■ **The data**:
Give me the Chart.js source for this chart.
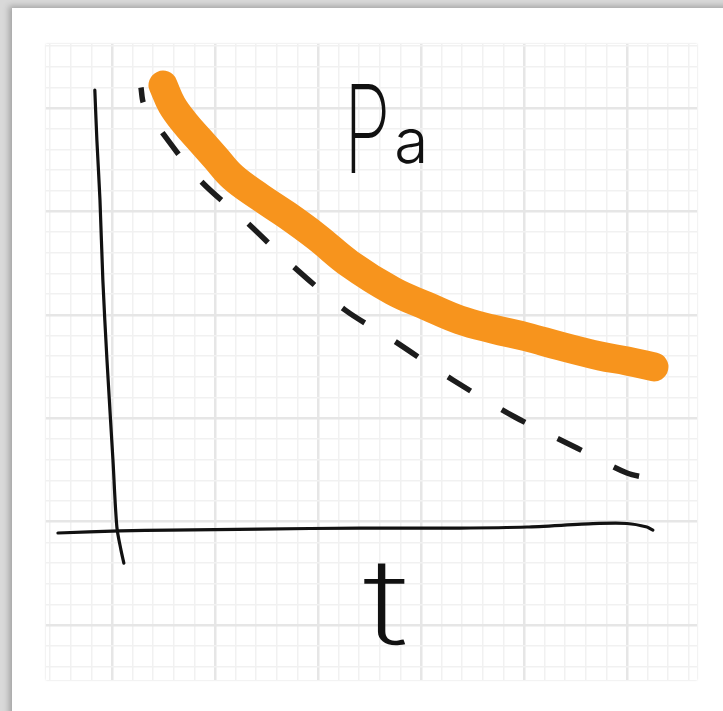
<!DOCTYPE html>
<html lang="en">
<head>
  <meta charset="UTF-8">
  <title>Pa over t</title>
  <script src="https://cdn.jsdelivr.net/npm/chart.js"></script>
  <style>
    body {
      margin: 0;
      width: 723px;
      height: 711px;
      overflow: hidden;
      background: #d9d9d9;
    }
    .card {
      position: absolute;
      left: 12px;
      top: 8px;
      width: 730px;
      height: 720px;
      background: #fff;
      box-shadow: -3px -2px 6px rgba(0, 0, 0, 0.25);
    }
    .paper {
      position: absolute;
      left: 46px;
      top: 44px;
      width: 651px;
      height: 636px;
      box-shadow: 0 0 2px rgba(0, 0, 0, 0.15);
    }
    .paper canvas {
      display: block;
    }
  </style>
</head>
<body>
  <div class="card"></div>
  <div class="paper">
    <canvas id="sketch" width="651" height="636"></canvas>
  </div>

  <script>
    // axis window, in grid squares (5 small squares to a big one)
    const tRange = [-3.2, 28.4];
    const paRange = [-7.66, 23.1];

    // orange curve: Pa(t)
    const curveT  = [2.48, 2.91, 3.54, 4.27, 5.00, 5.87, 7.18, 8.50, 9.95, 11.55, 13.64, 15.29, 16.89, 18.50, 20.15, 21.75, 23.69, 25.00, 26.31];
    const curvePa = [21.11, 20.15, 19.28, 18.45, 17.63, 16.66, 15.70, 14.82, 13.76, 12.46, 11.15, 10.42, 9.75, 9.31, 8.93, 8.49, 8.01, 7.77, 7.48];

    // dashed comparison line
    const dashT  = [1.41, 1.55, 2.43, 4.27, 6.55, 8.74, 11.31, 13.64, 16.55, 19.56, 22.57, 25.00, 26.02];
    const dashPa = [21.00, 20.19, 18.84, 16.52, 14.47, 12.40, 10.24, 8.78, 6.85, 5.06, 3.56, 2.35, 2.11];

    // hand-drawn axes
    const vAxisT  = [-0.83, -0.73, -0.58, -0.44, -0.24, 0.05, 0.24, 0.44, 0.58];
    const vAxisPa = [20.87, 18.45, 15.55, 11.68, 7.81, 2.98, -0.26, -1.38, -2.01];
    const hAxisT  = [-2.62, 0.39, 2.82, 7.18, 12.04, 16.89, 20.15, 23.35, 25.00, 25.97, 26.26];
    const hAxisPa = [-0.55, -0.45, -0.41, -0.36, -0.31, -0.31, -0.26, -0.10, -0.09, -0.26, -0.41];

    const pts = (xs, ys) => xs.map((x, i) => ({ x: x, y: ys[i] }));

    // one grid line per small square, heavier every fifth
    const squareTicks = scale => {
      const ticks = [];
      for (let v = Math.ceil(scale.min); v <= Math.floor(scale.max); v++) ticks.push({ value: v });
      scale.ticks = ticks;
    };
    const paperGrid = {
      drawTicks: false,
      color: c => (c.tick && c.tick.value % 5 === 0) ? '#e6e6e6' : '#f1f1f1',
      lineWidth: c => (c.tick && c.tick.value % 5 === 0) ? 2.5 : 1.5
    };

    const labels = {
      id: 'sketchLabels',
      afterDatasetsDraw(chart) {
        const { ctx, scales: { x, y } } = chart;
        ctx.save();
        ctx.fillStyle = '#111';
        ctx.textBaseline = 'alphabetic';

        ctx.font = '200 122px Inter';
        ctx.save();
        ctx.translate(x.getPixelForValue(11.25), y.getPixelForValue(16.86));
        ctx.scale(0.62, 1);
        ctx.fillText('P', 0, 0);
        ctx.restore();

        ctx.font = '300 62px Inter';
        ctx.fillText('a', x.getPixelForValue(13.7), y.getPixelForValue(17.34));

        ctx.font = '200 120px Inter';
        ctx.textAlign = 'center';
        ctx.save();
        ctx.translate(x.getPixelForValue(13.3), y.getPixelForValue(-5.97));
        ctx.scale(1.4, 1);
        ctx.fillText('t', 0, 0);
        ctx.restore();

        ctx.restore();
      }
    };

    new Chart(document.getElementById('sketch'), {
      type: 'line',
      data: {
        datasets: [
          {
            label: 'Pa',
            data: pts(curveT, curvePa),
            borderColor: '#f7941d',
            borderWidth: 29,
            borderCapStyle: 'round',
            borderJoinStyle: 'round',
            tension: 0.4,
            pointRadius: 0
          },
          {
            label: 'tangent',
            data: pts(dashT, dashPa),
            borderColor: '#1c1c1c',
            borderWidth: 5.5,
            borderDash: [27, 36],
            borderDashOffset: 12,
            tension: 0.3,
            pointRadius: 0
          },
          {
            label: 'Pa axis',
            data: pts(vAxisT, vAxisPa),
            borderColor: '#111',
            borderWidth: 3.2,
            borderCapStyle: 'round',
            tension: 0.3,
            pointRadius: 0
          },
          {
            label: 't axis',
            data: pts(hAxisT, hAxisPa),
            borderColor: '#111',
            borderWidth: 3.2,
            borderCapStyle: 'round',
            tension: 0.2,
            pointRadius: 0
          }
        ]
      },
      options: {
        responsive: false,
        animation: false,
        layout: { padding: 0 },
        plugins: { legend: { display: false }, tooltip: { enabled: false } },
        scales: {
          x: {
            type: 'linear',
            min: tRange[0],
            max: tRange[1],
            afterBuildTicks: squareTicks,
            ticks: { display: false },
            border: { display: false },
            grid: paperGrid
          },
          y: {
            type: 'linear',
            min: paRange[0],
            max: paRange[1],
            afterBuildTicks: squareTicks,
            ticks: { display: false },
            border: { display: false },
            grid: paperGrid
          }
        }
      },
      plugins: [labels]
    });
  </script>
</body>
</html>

==

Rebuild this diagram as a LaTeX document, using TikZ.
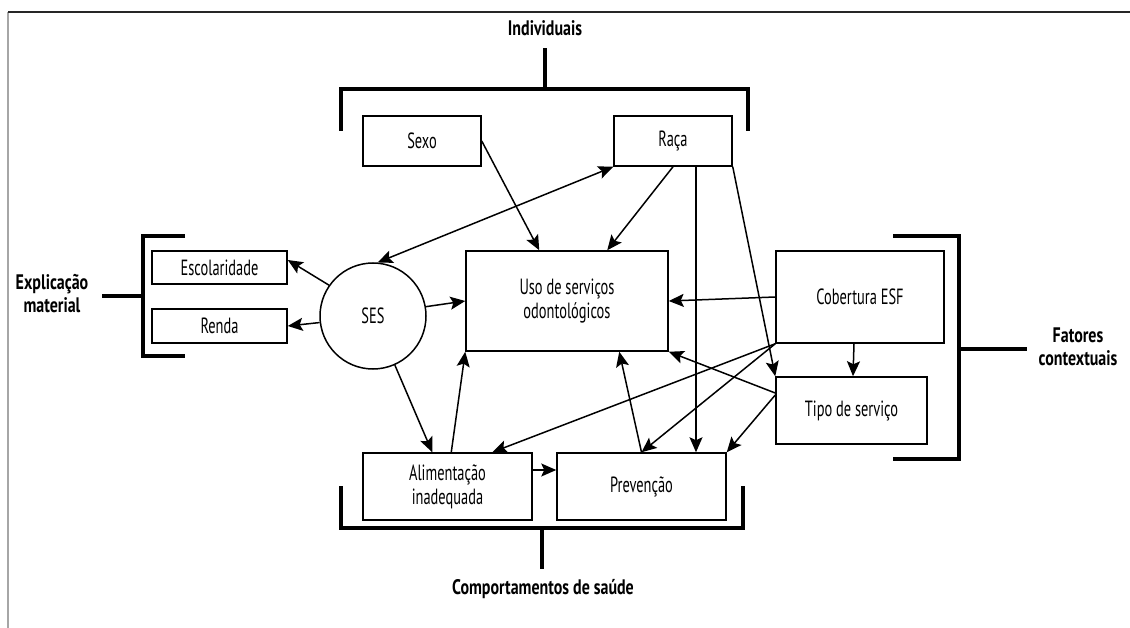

■ **What to work on**: Going through the entries above line by line, work out how many lines include the word "this". Only the number is required.

■ **Result**: 2